The Green Bay Packers outlasted the Tampa Bay Buccaneers in one of the biggest showdowns in Week 3. It was a game neither side should be super excited about.

Tom Brady and Aaron Rodgers engaged in a rock fight, with a last-second delay of game serving as the final boulder that squashed Tampa’s comeback hopes. This stat sheet will note this game was a 14-12 road win for a road underdog. It only scratches the surface of how ugly things got — and how pretty the Philadelphia Eagles, whose game ended before this one kicked off, would up looking as a result.

What looked like it could be a Packer romp quickly devolved into Green Bay’s worst offensive fears. Aaron Rodgers threw touchdown passes on his first two drives to take a 14-3 lead. In the process, he made rookie Romeo Doubs look like a proper Davante Adams replacement, if only briefly.

Green Bay threatened to put this game away its following drive before Aaron Jones fumbled inside the Tampa Bay two-yard line. That marked the end of of the Packers’ scoring threat. They had nine drives after this point; only two gained more than eight net yards.

Without a steady wide receiving corps, Rodgers was reduced to a litany of short passes the Buccaneers sniffed out with ease. Doubs handled some heavy lifting early, but mostly looked like a fourth-round pick after the first quarter. Allen Lazard remained a valuable route runner and downfield blocker but not a fear-inducing downfield threat.

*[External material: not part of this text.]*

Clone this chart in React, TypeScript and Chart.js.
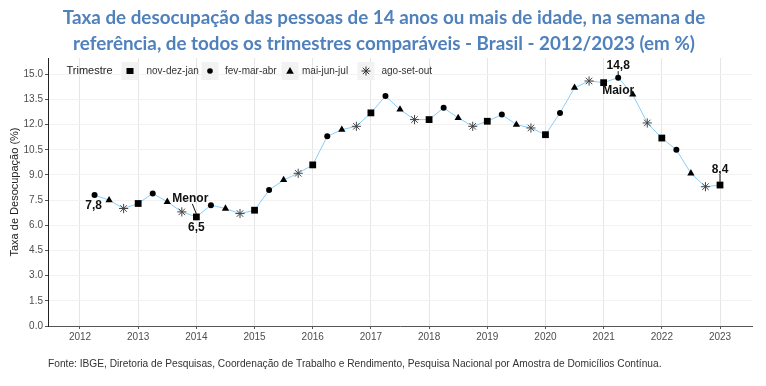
import React, { useEffect, useRef } from 'react';
import { Chart, registerables } from 'chart.js';

Chart.register(...registerables);

// ---------- texts ----------
const TITULO = [
  'Taxa de desocupação das pessoas de 14 anos ou mais de idade, na semana de',
  'referência, de todos os trimestres comparáveis - Brasil - 2012/2023 (em %)',
];
const FONTE =
  'Fonte: IBGE, Diretoria de Pesquisas, Coordenação de Trabalho e Rendimento, Pesquisa Nacional por Amostra de Domicílios Contínua.';
const EIXO_Y = 'Taxa de Desocupação (%)';
const LEGENDA_TITULO = 'Trimestre';

// ---------- categories ----------
const TRIMESTRES = ['nov-dez-jan', 'fev-mar-abr', 'mai-jun-jul', 'ago-set-out'];
const ESTILOS = ['rect', 'circle', 'triangle', 'star'];

// ---------- data (%): one value per year for each rolling quarter ----------
const anosNovDezJan = [2013, 2014, 2015, 2016, 2017, 2018, 2019, 2020, 2021, 2022, 2023];
const novDezJan = [7.3, 6.5, 6.9, 9.6, 12.7, 12.3, 12.2, 11.4, 14.5, 11.2, 8.4];

const anosDemais = [2012, 2013, 2014, 2015, 2016, 2017, 2018, 2019, 2020, 2021, 2022];
const fevMarAbr = [7.8, 7.9, 7.2, 8.1, 11.3, 13.7, 13.0, 12.6, 12.7, 14.8, 10.5];
const maiJunJul = [7.5, 7.4, 7.0, 8.7, 11.7, 12.9, 12.4, 12.0, 14.2, 13.8, 9.1];
const agoSetOut = [7.0, 6.8, 6.7, 9.1, 11.9, 12.3, 11.9, 11.8, 14.6, 12.1, 8.3];

// ---------- ticks ----------
const anosEixoX = [2012, 2013, 2014, 2015, 2016, 2017, 2018, 2019, 2020, 2021, 2022, 2023];
const ticksY = [0, 1.5, 3, 4.5, 6, 7.5, 9, 10.5, 12, 13.5, 15];

// ---------- highlighted labels ----------
const destaques = [
  { rotulo: '7,8', trimestre: 1, ano: 2012 },
  { rotulo: 'Menor', trimestre: 0, ano: 2014 },
  { rotulo: '6,5', trimestre: 0, ano: 2014 },
  { rotulo: '14,8', trimestre: 1, ano: 2021 },
  { rotulo: 'Maior', trimestre: 1, ano: 2021 },
  { rotulo: '8,4', trimestre: 0, ano: 2023 },
];

const series = [
  { anos: anosNovDezJan, valores: novDezJan },
  { anos: anosDemais, valores: fevMarAbr },
  { anos: anosDemais, valores: maiJunJul },
  { anos: anosDemais, valores: agoSetOut },
];

function pontos(i: number) {
  const s = series[i];
  return s.anos.map((a, k) => ({ x: a + i * 0.25, y: s.valores[k] }));
}

function valorDe(trim: number, ano: number) {
  const s = series[trim];
  const k = s.anos.indexOf(ano);
  return s.valores[k];
}

const SANS = '"Liberation Sans", Arial, sans-serif';

function drawSymbol(ctx: CanvasRenderingContext2D, kind: string, x: number, y: number) {
  ctx.save();
  ctx.fillStyle = '#000';
  ctx.strokeStyle = '#333';
  ctx.lineWidth = 1;
  if (kind === 'rect') {
    ctx.fillRect(x - 3.5, y - 3, 7, 6);
  } else if (kind === 'circle') {
    ctx.beginPath();
    ctx.arc(x, y, 2.8, 0, Math.PI * 2);
    ctx.fill();
  } else if (kind === 'triangle') {
    ctx.beginPath();
    ctx.moveTo(x, y - 4);
    ctx.lineTo(x + 3.8, y + 2.8);
    ctx.lineTo(x - 3.8, y + 2.8);
    ctx.closePath();
    ctx.fill();
  } else {
    const r = 4.5;
    ctx.beginPath();
    for (let a = 0; a < 4; a++) {
      const ang = (a * Math.PI) / 4;
      ctx.moveTo(x - r * Math.cos(ang), y - r * Math.sin(ang));
      ctx.lineTo(x + r * Math.cos(ang), y + r * Math.sin(ang));
    }
    ctx.stroke();
  }
  ctx.restore();
}

const decor = {
  id: 'decor',
  afterDraw(chart: any) {
    const ctx: CanvasRenderingContext2D = chart.ctx;
    ctx.save();
    // title
    ctx.fillStyle = '#4F81BD';
    ctx.font = 'bold 18.8px Lato, "Open Sans", sans-serif';
    ctx.textAlign = 'center';
    ctx.textBaseline = 'middle';
    ctx.fillText(TITULO[0], 384, 18);
    ctx.fillText(TITULO[1], 384, 44);
    // footer
    ctx.fillStyle = '#333';
    ctx.font = '10.2px ' + SANS;
    ctx.textAlign = 'left';
    ctx.fillText(FONTE, 48, 364);
    // legend
    const ly = 71;
    ctx.fillStyle = '#222';
    ctx.font = '11px ' + SANS;
    ctx.fillText(LEGENDA_TITULO, 66.5, ly);
    const keyX = [121.5, 201.5, 281.5, 357.5];
    const textX = [146.5, 225, 302, 381.5];
    TRIMESTRES.forEach((t, i) => {
      ctx.fillStyle = '#f2f2f2';
      ctx.fillRect(keyX[i], ly - 9, 17, 18);
      drawSymbol(ctx, ESTILOS[i], keyX[i] + 8.5, ly);
      ctx.fillStyle = '#333';
      ctx.font = '10px ' + SANS;
      ctx.fillText(t, textX[i], ly);
    });
    // highlighted labels
    const xs = chart.scales.x;
    const ys = chart.scales.y;
    const offs: Record<string, [number, number, number[] | null]> = {
      '7,8': [-1, 10.5, null],
      'Menor': [-6, -18.5, [-4, -13, 0, -3]],
      '6,5': [0, 10.5, null],
      '14,8': [0, -11.5, [0, -6.5, 0, -2]],
      'Maior': [0, 13, null],
      '8,4': [0, -15, [0, -10, 0, -2]],
    };
    ctx.font = 'bold 12px ' + SANS;
    ctx.fillStyle = '#111';
    ctx.strokeStyle = '#111';
    ctx.lineWidth = 1;
    ctx.textAlign = 'center';
    destaques.forEach((d) => {
      const px = xs.getPixelForValue(d.ano + d.trimestre * 0.25);
      const py = ys.getPixelForValue(valorDe(d.trimestre, d.ano));
      const o = offs[d.rotulo];
      ctx.fillText(d.rotulo, px + o[0], py + o[1]);
      if (o[2]) {
        ctx.beginPath();
        ctx.moveTo(px + o[2][0], py + o[2][1]);
        ctx.lineTo(px + o[2][2], py + o[2][3]);
        ctx.stroke();
      }
    });
    ctx.restore();
  },
};

export default function App() {
  const ref = useRef<HTMLCanvasElement | null>(null);
  useEffect(() => {
    if (!ref.current) return;
    Chart.defaults.font.family = SANS;
    const todos = [0, 1, 2, 3]
      .flatMap((i) => pontos(i))
      .sort((a, b) => a.x - b.x);
    const markerSets = TRIMESTRES.map((t, i) => ({
      label: t,
      data: pontos(i),
      showLine: false,
      pointStyle: ESTILOS[i],
      pointRadius: [4.8, 3, 4.2, 4.6][i],
      backgroundColor: '#000',
      borderColor: i === 3 ? '#444' : '#000',
      borderWidth: i === 3 ? 1 : 0,
      order: 0,
    }));
    const chart = new Chart(ref.current, {
      type: 'scatter',
      data: {
        datasets: [
          ...markerSets,
          {
            label: 'linha',
            data: todos,
            showLine: true,
            pointRadius: 0,
            borderColor: '#87CEFA',
            borderWidth: 1,
            order: 1,
          },
        ],
      } as any,
      options: {
        animation: false,
        responsive: false,
        layout: { padding: { left: 0, right: 14, top: 58, bottom: 0 } },
        plugins: { legend: { display: false }, tooltip: { enabled: false }, title: { display: false } },
        scales: {
          x: {
            type: 'linear',
            min: 2011.45,
            max: 2023.55,
            afterBuildTicks: (s: any) => {
              s.ticks = anosEixoX.map((v) => ({ value: v }));
            },
            afterFit: (s: any) => {
              s.height = 60;
            },
            grid: { color: '#e6e6e6', tickColor: '#555', tickLength: 3, lineWidth: 1 },
            border: { color: '#555', width: 1 },
            ticks: { color: '#4d4d4d', font: { size: 10 }, padding: 2, callback: (v: any) => String(v) },
          },
          y: {
            type: 'linear',
            min: 0,
            max: 15.97,
            afterBuildTicks: (s: any) => {
              s.ticks = ticksY.map((v) => ({ value: v }));
            },
            afterFit: (s: any) => {
              s.width = 48;
            },
            grid: { color: '#f2f2f2', tickColor: '#555', tickLength: 3, lineWidth: 1 },
            border: { color: '#222', width: 1 },
            ticks: { color: '#4d4d4d', font: { size: 10 }, padding: 2, callback: (v: any) => Number(v).toFixed(1) },
            title: { display: true, text: EIXO_Y, color: '#222', font: { size: 11 }, padding: { top: 8, bottom: 0 } },
          },
        },
      } as any,
      plugins: [decor],
    });
    return () => chart.destroy();
  }, []);
  return (
    <div style={{ position: 'fixed', left: 0, top: 0, width: 766, height: 386, background: '#fff' }}>
      <canvas ref={ref} width={766} height={386} style={{ display: 'block' }} />
    </div>
  );
}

14 of Rodgers’ 17 second-half throws traveled fewer than 10 yards beyond the line of scrimmage, including 13 straight to start the half. Part of this was a quarterback protecting a lead, but a much bigger part was his wideouts’ inability to create separation downfield. This created a scenario where Aaron Rodgers was regularly throwing short of the sticks on the third down, Mitch Trubisky-style.

via RBSDM.com

Gross! But it resulted in a winning effort because Tom Brady was even less effective. His lack of receiving depth — Chris Godwin and Julio Jones were out due to injury and Mike Evans missed the game thanks to a suspension for lighting up Marshon Lattimore for … some reason — made him the Dollar Tree version of Rodgers’ frustrated QB.

It took him 58 minutes to crack the Packers’ defense for a 55-plus yard drive, though costly fumbles from Breshad Perriman and Russell Gage didn’t help. He was better than Rodgers in the mid-range but only completed one pass that traveled more than 15 yards downfield, even with Green Bay’s top cornerback Jaire Alexander sidelined early due to a groin injury.

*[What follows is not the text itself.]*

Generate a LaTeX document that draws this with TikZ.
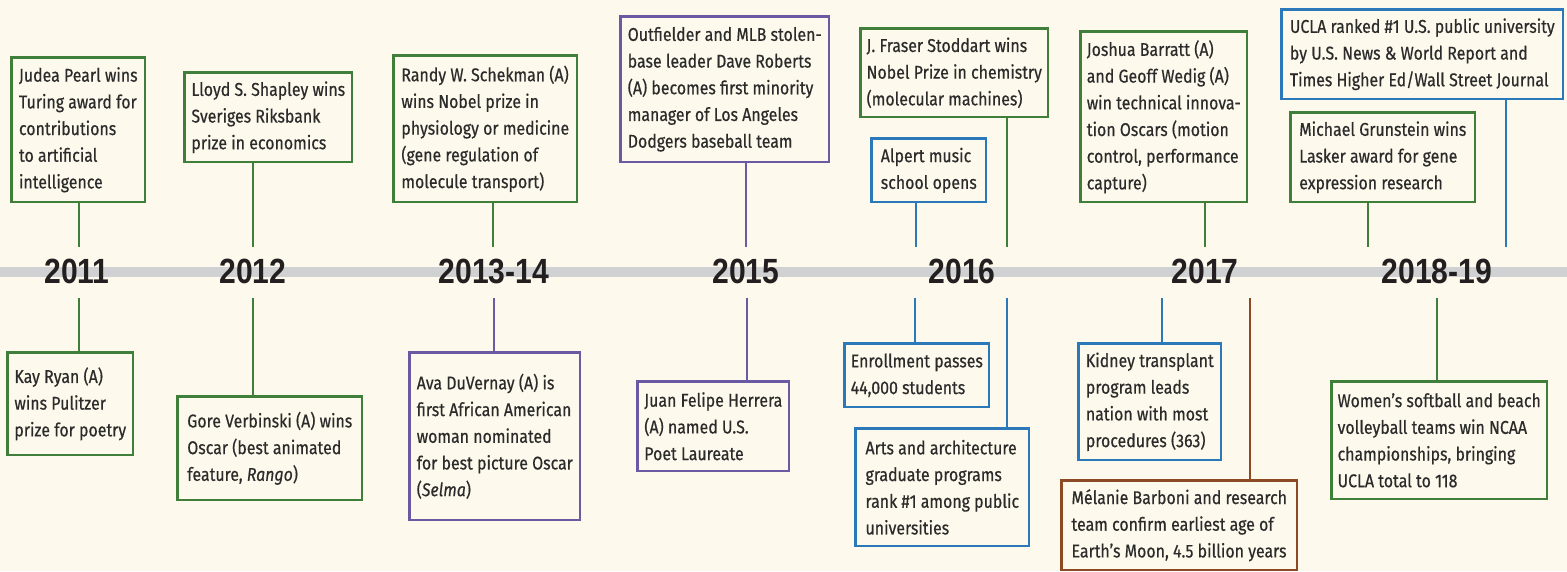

The end result is a battle between two Hall of Fame quarterbacks where they both averaged fewer than six air yards per pass. Jared Goff, for reference, finished last among starting passers with a 6.4 air yards/attempt number in 2021.

via rbsdm.com

Was this a testament to each team’s passing defense? A treatise on the value of impact wideouts and how dangerous each team could be if Green Bay added a receiver before the trade deadline and Tampa Bay got all theirs back in the lineup? Or is it a signal that neither of these aging QBs can create magic without a proper supporting cast?

Either way, it’s great news for the Philadelphia Eagles, who are now a New York Giants Monday Night Football loss away from being the last undefeated team in the NFC. Philly went out and beat the brakes off the Washington Commanders in Week 3. DeVonta Smith played like he was sick of hearing people gush about AJ Brown’s role in the offense, lifting Jalen Hurts to a 340-yard, three touchdown, zero-turnover performance.

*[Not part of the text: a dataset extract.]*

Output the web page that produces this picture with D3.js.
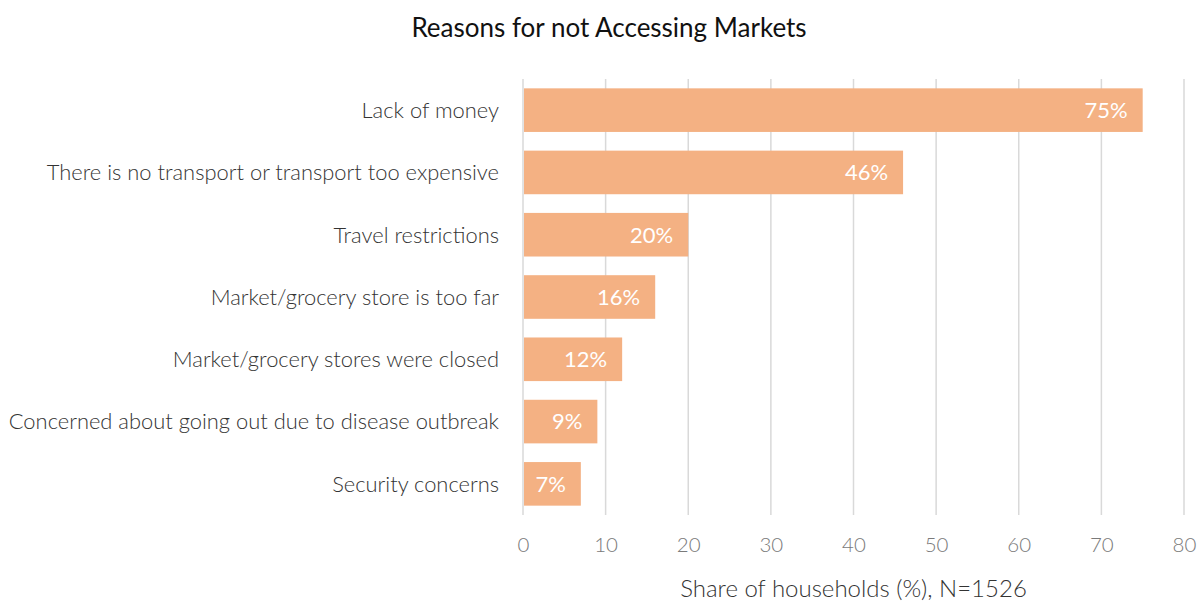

After an underwhelming passing performance in Week 1, Hurts now has 673 passing yards, four touchdowns and one interception in his last two games. Not coincidentally, the Eagles have won those games by a combined score of 48-15. Philadelphia has combined the rock fight defense of the Packers-Bucs tilt in Week 3 with an offense that can hit the gas seemingly at will.

It’s too early to crown an NFC favorite with any real authority, but the conference remains wide open despite a host of 2-1 holdovers from the years of contenders’ past. The NFC’s biggest showdown in Week 3 turned out to be a boring, ugly game where two legendary quarterbacks did late-stage Drew Brees cosplay for quarters at a time.

That leaves the conference wide open for someone new to step into the void. After three weeks, the top candidate is the Eagles.